Can sex be an outcome variable (created 2010-03-16).

This page is moving to a new website.

Someone asked whether it was legitimate to use sex (gender) as a dependent variable or outcome variable in a logistic regression model. It seems wrong, on the face of it, to think that various factors can influence whether we are male or female. It actually is perfectly fine to use sex as an outcome variable. Here is how I would justify its use.

If you took a probability course back in college, they probably talked about balls and urns. An urn, by the way, is a fancy word for container. So if an urn had 10 black balls and 20 white balls, what is the probability that the first two balls drawn without replacement are white? Or suppose that you drew two white balls, what's the probability that the next ball drawn will also be white?

In the urn model, drawing two white balls does not physically change the color of any of the remaining balls. The colors of the balls are immutable. But you can still talk about a probability distribution for the balls because they are being drawn randomly from the urn.
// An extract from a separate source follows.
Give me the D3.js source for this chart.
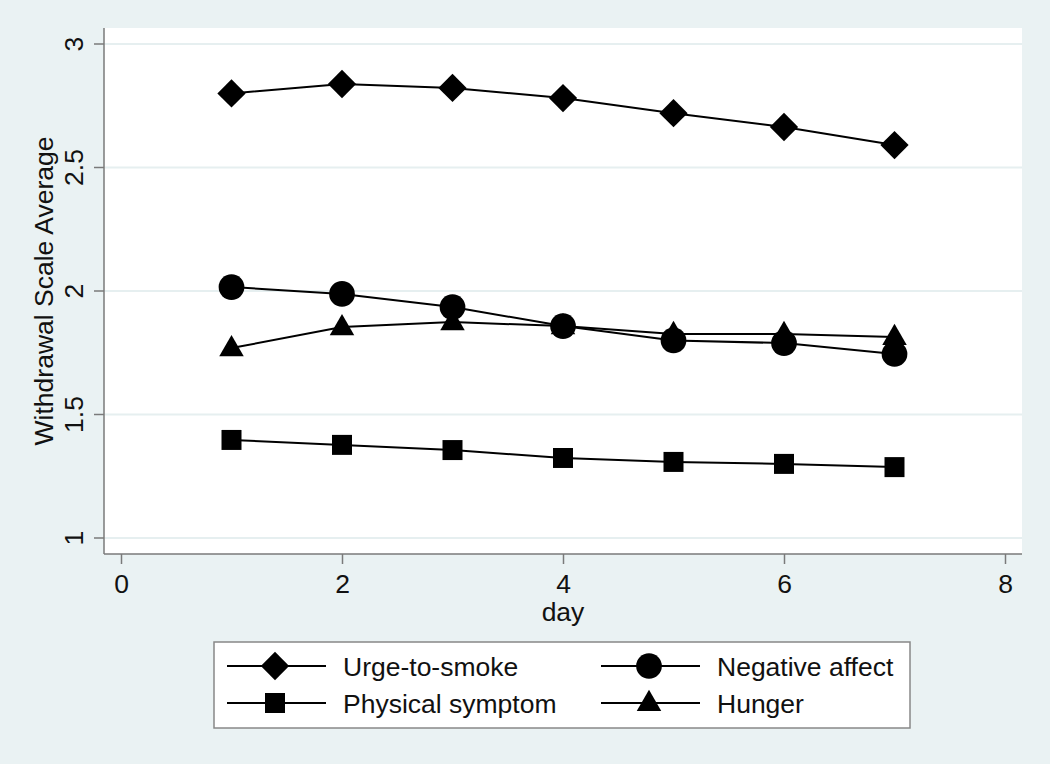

You can even reverse the time arrow in probability calculations using an urn model. Suppose an urn has an unknown number of black and white balls. Draw one ball and throw it away without looking at it. Now draw ten more balls and note their colors. The data from these ten balls can help you determine the probability that the first ball was white.
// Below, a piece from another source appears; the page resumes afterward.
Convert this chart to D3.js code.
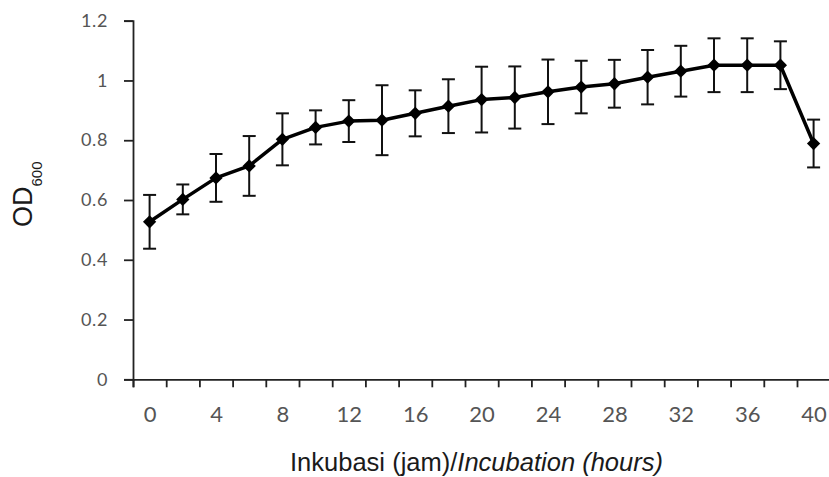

Think of a bunch of people in an urn and the same concept applies. The probability that a person drawn from the "does not stop and ask for directions when lost" urn is male is approximately 98%. Since gender has a probability distribution, it can be modeled using logistic regression.

Now if you think in terms of independent variables being "causes" and dependent variables being "effects" then using sex as an outcome variable doesn't make much sense. After all, that time in 1987 when I was lost and asked for directions didn't suddenly turn me into a female. But we know that just because an independent variable is a good predictor of a dependent variable doesn't mean that the independent variable "caused" the dependent variable.

So go ahead an use sex (or any other immutable variable like race or ethnicity) as a dependent variable if you like. It doesn't lead to logical contradictions as long as you don't cling to the concept of independent variables as causes.